(Charts and diagrams as code)

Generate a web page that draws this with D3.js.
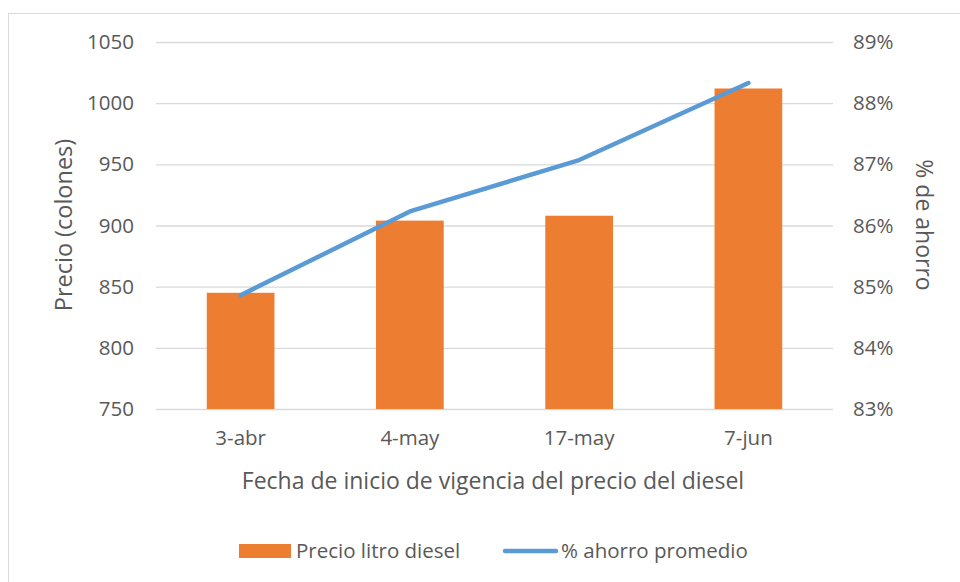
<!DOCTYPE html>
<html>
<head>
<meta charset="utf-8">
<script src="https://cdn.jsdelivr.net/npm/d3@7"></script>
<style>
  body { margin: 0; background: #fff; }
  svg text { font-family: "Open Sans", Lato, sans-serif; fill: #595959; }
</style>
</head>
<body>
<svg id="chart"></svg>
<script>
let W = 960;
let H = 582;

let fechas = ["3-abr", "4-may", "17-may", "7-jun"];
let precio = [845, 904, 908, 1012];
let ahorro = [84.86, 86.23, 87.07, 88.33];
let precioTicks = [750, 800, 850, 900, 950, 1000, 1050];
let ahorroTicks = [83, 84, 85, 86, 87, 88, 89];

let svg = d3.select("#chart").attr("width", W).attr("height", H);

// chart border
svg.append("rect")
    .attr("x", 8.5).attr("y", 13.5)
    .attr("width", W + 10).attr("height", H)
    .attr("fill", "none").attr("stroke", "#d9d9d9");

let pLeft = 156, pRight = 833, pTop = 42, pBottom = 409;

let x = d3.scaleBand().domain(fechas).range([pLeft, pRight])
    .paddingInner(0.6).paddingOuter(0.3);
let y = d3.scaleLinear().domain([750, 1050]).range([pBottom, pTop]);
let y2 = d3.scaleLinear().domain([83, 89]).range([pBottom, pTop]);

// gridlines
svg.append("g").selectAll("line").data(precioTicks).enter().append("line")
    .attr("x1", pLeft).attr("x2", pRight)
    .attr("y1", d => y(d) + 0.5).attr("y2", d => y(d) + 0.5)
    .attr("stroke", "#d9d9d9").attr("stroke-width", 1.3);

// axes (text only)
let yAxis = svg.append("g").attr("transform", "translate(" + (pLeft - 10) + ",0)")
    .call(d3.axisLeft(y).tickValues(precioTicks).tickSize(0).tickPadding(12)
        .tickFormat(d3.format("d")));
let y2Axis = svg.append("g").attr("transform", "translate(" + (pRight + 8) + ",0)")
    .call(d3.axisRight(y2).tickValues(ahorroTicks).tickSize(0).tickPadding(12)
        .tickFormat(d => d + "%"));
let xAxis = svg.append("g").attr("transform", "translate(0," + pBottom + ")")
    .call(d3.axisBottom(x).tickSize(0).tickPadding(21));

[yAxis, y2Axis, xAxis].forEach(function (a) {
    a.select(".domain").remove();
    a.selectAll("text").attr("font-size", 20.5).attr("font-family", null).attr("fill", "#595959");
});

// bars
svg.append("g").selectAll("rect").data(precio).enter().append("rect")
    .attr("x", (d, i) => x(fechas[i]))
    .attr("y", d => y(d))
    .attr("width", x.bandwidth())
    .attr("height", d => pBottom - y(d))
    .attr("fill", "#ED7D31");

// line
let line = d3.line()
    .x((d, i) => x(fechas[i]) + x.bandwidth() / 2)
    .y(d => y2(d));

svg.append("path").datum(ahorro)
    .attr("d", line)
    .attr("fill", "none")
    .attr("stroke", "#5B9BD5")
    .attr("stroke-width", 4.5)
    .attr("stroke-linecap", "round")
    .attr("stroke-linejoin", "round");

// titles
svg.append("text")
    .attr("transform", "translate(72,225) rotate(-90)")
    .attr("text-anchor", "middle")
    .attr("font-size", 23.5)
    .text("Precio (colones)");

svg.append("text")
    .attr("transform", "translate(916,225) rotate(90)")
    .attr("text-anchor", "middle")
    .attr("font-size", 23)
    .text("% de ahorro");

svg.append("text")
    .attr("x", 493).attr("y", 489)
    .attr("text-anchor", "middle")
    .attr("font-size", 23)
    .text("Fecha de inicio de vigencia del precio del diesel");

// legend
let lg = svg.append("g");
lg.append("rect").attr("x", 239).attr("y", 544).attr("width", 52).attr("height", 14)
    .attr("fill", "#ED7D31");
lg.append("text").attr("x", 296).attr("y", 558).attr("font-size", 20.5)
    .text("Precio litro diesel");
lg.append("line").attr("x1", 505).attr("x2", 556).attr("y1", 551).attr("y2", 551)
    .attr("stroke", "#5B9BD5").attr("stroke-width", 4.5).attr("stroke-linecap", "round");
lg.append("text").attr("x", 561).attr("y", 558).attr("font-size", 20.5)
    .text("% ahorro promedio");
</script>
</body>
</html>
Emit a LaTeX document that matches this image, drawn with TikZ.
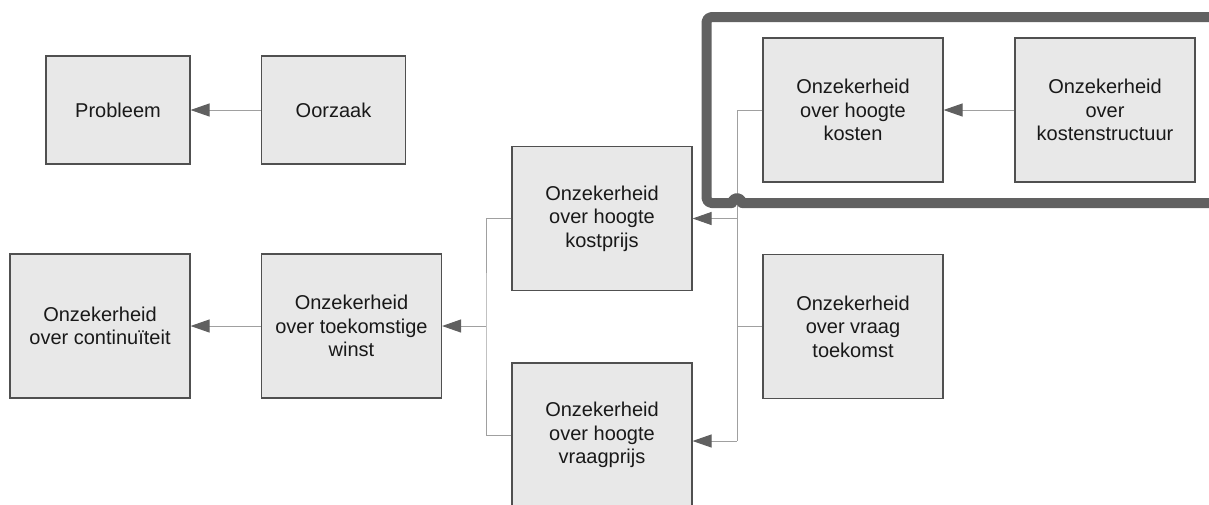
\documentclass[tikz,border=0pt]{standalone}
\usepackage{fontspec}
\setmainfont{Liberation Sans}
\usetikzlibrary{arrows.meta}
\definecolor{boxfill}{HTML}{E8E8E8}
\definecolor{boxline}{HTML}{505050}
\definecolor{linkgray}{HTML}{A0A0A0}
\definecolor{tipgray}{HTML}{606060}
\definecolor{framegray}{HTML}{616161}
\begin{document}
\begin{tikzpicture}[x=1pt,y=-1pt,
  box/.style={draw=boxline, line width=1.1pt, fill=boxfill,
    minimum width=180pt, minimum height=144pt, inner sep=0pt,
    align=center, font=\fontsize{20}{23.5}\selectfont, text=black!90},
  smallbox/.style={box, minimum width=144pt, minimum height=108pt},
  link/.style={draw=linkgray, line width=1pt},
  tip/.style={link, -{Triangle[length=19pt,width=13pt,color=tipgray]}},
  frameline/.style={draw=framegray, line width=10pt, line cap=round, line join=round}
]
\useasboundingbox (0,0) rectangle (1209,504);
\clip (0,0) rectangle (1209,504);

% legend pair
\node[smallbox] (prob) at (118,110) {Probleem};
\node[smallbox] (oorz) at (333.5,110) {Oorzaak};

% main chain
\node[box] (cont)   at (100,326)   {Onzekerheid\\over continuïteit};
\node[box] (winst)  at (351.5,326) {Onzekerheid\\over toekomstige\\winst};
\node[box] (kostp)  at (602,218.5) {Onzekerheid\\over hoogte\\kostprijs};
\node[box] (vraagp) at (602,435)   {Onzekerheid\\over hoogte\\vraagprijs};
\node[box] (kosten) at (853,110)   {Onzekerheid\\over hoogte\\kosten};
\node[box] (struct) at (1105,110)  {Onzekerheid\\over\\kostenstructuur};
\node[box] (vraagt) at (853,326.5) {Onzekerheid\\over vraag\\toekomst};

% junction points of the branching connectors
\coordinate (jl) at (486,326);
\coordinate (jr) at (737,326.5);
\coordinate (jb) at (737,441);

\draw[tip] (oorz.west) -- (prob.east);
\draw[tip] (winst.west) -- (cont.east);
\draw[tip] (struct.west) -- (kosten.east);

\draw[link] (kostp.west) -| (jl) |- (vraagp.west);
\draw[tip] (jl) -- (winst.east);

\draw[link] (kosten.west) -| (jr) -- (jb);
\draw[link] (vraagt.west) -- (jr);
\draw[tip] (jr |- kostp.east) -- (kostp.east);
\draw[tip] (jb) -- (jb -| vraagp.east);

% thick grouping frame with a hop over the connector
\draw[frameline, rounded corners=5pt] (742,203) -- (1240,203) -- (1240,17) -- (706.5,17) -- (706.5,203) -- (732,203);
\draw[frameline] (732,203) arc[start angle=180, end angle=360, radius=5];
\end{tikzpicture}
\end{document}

§ Prompt
Restate the material word for word from its first line through the line containing "let ahorroTicks = [83, 84, 85, 86, 87, 88, 89];", both included; the pictures do not belong in it.

§ Solution
Generate a web page that draws this with D3.js.
<!DOCTYPE html>
<html>
<head>
<meta charset="utf-8">
<script src="https://cdn.jsdelivr.net/npm/d3@7"></script>
<style>
  body { margin: 0; background: #fff; }
  svg text { font-family: "Open Sans", Lato, sans-serif; fill: #595959; }
</style>
</head>
<body>
<svg id="chart"></svg>
<script>
let W = 960;
let H = 582;

let fechas = ["3-abr", "4-may", "17-may", "7-jun"];
let precio = [845, 904, 908, 1012];
let ahorro = [84.86, 86.23, 87.07, 88.33];
let precioTicks = [750, 800, 850, 900, 950, 1000, 1050];
let ahorroTicks = [83, 84, 85, 86, 87, 88, 89];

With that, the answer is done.